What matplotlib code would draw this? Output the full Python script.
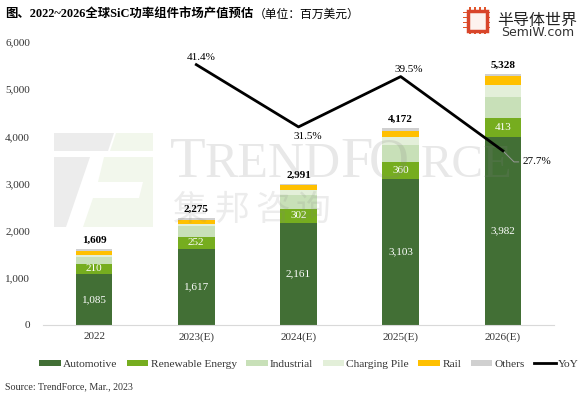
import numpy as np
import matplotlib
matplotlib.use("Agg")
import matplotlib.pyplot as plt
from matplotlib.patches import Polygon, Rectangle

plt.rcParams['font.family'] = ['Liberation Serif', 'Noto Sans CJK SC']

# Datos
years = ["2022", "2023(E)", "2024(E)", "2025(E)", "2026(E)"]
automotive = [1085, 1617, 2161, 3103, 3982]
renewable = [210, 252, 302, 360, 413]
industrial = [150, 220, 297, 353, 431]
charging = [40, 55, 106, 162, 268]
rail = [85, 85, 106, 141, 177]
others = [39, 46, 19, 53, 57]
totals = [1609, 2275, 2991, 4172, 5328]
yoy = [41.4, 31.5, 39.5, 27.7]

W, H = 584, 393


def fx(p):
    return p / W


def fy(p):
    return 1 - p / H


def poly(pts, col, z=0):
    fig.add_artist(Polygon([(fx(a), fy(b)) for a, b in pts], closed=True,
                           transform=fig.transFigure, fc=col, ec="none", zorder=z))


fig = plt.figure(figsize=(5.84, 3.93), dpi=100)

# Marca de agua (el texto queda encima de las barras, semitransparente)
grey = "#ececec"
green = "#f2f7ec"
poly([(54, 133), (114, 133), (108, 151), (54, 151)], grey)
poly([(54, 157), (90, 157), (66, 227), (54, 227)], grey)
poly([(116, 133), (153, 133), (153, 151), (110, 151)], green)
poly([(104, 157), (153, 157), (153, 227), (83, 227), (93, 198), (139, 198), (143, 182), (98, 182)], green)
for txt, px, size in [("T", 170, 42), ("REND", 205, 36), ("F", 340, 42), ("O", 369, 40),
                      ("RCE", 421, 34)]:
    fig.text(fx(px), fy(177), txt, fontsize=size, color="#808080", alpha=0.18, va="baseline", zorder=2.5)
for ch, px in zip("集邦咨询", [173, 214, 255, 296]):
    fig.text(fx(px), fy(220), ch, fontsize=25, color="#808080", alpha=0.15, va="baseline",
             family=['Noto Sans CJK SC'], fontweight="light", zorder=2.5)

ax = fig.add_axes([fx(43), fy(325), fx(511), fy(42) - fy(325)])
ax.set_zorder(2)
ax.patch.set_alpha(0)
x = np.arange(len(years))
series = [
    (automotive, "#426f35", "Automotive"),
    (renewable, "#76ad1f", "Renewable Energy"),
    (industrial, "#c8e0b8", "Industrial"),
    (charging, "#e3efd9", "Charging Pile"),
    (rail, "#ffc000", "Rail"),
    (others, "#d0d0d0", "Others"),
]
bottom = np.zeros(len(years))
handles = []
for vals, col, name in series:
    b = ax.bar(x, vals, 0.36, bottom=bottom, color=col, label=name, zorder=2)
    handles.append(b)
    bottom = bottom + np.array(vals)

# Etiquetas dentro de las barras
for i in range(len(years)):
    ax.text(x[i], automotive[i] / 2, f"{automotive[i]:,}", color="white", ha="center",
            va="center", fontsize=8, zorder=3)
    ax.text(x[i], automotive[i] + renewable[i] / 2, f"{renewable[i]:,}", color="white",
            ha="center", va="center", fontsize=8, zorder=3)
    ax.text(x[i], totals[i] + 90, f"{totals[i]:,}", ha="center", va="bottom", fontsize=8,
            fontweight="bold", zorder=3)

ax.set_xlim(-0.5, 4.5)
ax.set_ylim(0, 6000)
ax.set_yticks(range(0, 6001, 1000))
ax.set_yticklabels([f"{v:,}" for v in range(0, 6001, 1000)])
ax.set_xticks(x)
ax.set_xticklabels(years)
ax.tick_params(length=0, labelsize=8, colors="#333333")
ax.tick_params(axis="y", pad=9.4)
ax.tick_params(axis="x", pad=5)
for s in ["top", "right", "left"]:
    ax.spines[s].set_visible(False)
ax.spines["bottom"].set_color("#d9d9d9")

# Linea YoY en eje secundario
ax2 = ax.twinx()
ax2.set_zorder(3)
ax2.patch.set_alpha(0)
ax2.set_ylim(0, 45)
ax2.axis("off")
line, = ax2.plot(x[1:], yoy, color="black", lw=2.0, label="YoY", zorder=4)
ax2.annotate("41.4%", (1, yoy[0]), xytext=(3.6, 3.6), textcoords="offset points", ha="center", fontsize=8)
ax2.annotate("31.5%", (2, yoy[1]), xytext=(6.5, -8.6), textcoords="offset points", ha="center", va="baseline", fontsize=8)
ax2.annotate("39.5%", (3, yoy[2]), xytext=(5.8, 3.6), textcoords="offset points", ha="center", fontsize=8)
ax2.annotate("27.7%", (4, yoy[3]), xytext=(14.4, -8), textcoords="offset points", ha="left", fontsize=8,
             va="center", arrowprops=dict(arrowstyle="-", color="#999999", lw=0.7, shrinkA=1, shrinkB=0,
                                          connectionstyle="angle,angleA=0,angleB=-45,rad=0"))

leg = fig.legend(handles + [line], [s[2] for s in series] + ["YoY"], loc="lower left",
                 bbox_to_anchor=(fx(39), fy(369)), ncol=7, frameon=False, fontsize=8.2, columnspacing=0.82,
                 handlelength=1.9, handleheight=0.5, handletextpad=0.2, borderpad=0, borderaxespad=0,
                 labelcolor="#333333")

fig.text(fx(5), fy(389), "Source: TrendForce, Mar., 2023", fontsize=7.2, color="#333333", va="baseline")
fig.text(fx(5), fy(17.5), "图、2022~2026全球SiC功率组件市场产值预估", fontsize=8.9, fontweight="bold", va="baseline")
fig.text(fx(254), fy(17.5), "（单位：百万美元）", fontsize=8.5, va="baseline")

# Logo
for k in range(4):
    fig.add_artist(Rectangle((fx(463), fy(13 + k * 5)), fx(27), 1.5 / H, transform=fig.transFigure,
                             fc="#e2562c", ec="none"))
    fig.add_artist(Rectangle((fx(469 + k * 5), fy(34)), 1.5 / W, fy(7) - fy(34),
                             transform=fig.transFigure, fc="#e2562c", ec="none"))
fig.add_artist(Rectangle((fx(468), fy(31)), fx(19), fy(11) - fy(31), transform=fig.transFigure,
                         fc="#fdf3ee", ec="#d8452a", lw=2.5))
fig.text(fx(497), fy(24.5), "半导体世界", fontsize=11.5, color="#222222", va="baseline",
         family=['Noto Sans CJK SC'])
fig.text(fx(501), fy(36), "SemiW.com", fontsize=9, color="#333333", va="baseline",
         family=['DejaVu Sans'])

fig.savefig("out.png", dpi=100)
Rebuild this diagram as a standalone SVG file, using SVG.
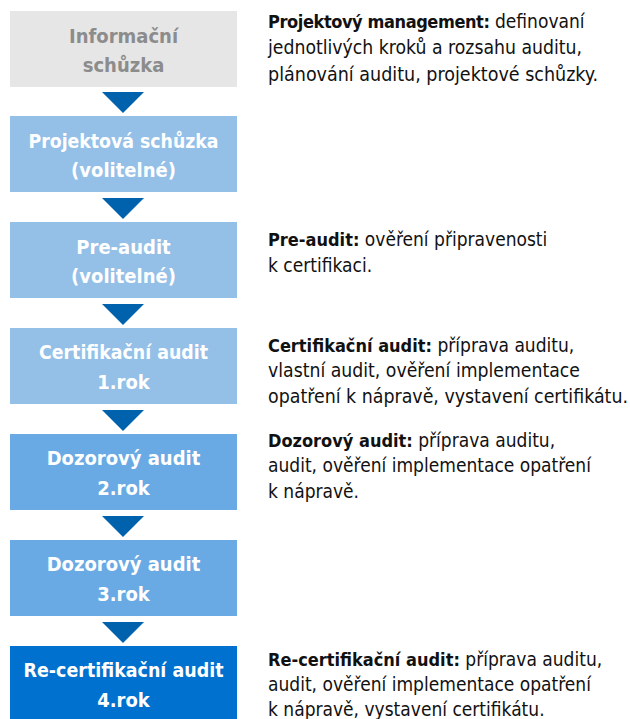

************

**PROBLEM TO WORK ON**.
Transcribe every entry above exactly. Omit all pictures.

**FULL ANSWER**.
What matplotlib code would draw this? Output the full Python script.
import numpy as np
import matplotlib
matplotlib.use("Agg")
import matplotlib.pyplot as plt
from matplotlib.patches import Polygon, Rectangle

plt.rcParams['font.family'] = ['Liberation Serif', 'Noto Sans CJK SC']

# Datos
years = ["2022", "2023(E)", "2024(E)", "2025(E)", "2026(E)"]
automotive = [1085, 1617, 2161, 3103, 3982]
renewable = [210, 252, 302, 360, 413]
industrial = [150, 220, 297, 353, 431]
charging = [40, 55, 106, 162, 268]
rail = [85, 85, 106, 141, 177]
others = [39, 46, 19, 53, 57]
totals = [1609, 2275, 2991, 4172, 5328]
yoy = [41.4, 31.5, 39.5, 27.7]

W, H = 584, 393


def fx(p):
    return p / W


def fy(p):
    return 1 - p / H


def poly(pts, col, z=0):
    fig.add_artist(Polygon([(fx(a), fy(b)) for a, b in pts], closed=True,
                           transform=fig.transFigure, fc=col, ec="none", zorder=z))


fig = plt.figure(figsize=(5.84, 3.93), dpi=100)

# Marca de agua (el texto queda encima de las barras, semitransparente)
grey = "#ececec"
green = "#f2f7ec"
poly([(54, 133), (114, 133), (108, 151), (54, 151)], grey)
poly([(54, 157), (90, 157), (66, 227), (54, 227)], grey)
poly([(116, 133), (153, 133), (153, 151), (110, 151)], green)
poly([(104, 157), (153, 157), (153, 227), (83, 227), (93, 198), (139, 198), (143, 182), (98, 182)], green)
for txt, px, size in [("T", 170, 42), ("REND", 205, 36), ("F", 340, 42), ("O", 369, 40),
                      ("RCE", 421, 34)]:
    fig.text(fx(px), fy(177), txt, fontsize=size, color="#808080", alpha=0.18, va="baseline", zorder=2.5)
for ch, px in zip("集邦咨询", [173, 214, 255, 296]):
    fig.text(fx(px), fy(220), ch, fontsize=25, color="#808080", alpha=0.15, va="baseline",
             family=['Noto Sans CJK SC'], fontweight="light", zorder=2.5)

ax = fig.add_axes([fx(43), fy(325), fx(511), fy(42) - fy(325)])
ax.set_zorder(2)
ax.patch.set_alpha(0)
x = np.arange(len(years))
series = [
    (automotive, "#426f35", "Automotive"),
    (renewable, "#76ad1f", "Renewable Energy"),
    (industrial, "#c8e0b8", "Industrial"),
    (charging, "#e3efd9", "Charging Pile"),
    (rail, "#ffc000", "Rail"),
    (others, "#d0d0d0", "Others"),
]
bottom = np.zeros(len(years))
handles = []
for vals, col, name in series:
    b = ax.bar(x, vals, 0.36, bottom=bottom, color=col, label=name, zorder=2)
    handles.append(b)
    bottom = bottom + np.array(vals)

# Etiquetas dentro de las barras
for i in range(len(years)):
    ax.text(x[i], automotive[i] / 2, f"{automotive[i]:,}", color="white", ha="center",
            va="center", fontsize=8, zorder=3)
    ax.text(x[i], automotive[i] + renewable[i] / 2, f"{renewable[i]:,}", color="white",
            ha="center", va="center", fontsize=8, zorder=3)
    ax.text(x[i], totals[i] + 90, f"{totals[i]:,}", ha="center", va="bottom", fontsize=8,
            fontweight="bold", zorder=3)

ax.set_xlim(-0.5, 4.5)
ax.set_ylim(0, 6000)
ax.set_yticks(range(0, 6001, 1000))
ax.set_yticklabels([f"{v:,}" for v in range(0, 6001, 1000)])
ax.set_xticks(x)
ax.set_xticklabels(years)
ax.tick_params(length=0, labelsize=8, colors="#333333")
ax.tick_params(axis="y", pad=9.4)
ax.tick_params(axis="x", pad=5)
for s in ["top", "right", "left"]:
    ax.spines[s].set_visible(False)
ax.spines["bottom"].set_color("#d9d9d9")

# Linea YoY en eje secundario
ax2 = ax.twinx()
ax2.set_zorder(3)
ax2.patch.set_alpha(0)
ax2.set_ylim(0, 45)
ax2.axis("off")
line, = ax2.plot(x[1:], yoy, color="black", lw=2.0, label="YoY", zorder=4)
ax2.annotate("41.4%", (1, yoy[0]), xytext=(3.6, 3.6), textcoords="offset points", ha="center", fontsize=8)
ax2.annotate("31.5%", (2, yoy[1]), xytext=(6.5, -8.6), textcoords="offset points", ha="center", va="baseline", fontsize=8)
ax2.annotate("39.5%", (3, yoy[2]), xytext=(5.8, 3.6), textcoords="offset points", ha="center", fontsize=8)
ax2.annotate("27.7%", (4, yoy[3]), xytext=(14.4, -8), textcoords="offset points", ha="left", fontsize=8,
             va="center", arrowprops=dict(arrowstyle="-", color="#999999", lw=0.7, shrinkA=1, shrinkB=0,
                                          connectionstyle="angle,angleA=0,angleB=-45,rad=0"))

leg = fig.legend(handles + [line], [s[2] for s in series] + ["YoY"], loc="lower left",
                 bbox_to_anchor=(fx(39), fy(369)), ncol=7, frameon=False, fontsize=8.2, columnspacing=0.82,
                 handlelength=1.9, handleheight=0.5, handletextpad=0.2, borderpad=0, borderaxespad=0,
                 labelcolor="#333333")

fig.text(fx(5), fy(389), "Source: TrendForce, Mar., 2023", fontsize=7.2, color="#333333", va="baseline")
fig.text(fx(5), fy(17.5), "图、2022~2026全球SiC功率组件市场产值预估", fontsize=8.9, fontweight="bold", va="baseline")
fig.text(fx(254), fy(17.5), "（单位：百万美元）", fontsize=8.5, va="baseline")

# Logo
for k in range(4):
    fig.add_artist(Rectangle((fx(463), fy(13 + k * 5)), fx(27), 1.5 / H, transform=fig.transFigure,
                             fc="#e2562c", ec="none"))
    fig.add_artist(Rectangle((fx(469 + k * 5), fy(34)), 1.5 / W, fy(7) - fy(34),
                             transform=fig.transFigure, fc="#e2562c", ec="none"))
fig.add_artist(Rectangle((fx(468), fy(31)), fx(19), fy(11) - fy(31), transform=fig.transFigure,
                         fc="#fdf3ee", ec="#d8452a", lw=2.5))
fig.text(fx(497), fy(24.5), "半导体世界", fontsize=11.5, color="#222222", va="baseline",
         family=['Noto Sans CJK SC'])
fig.text(fx(501), fy(36), "SemiW.com", fontsize=9, color="#333333", va="baseline",
         family=['DejaVu Sans'])

fig.savefig("out.png", dpi=100)
Rebuild this diagram as a standalone SVG file, using SVG.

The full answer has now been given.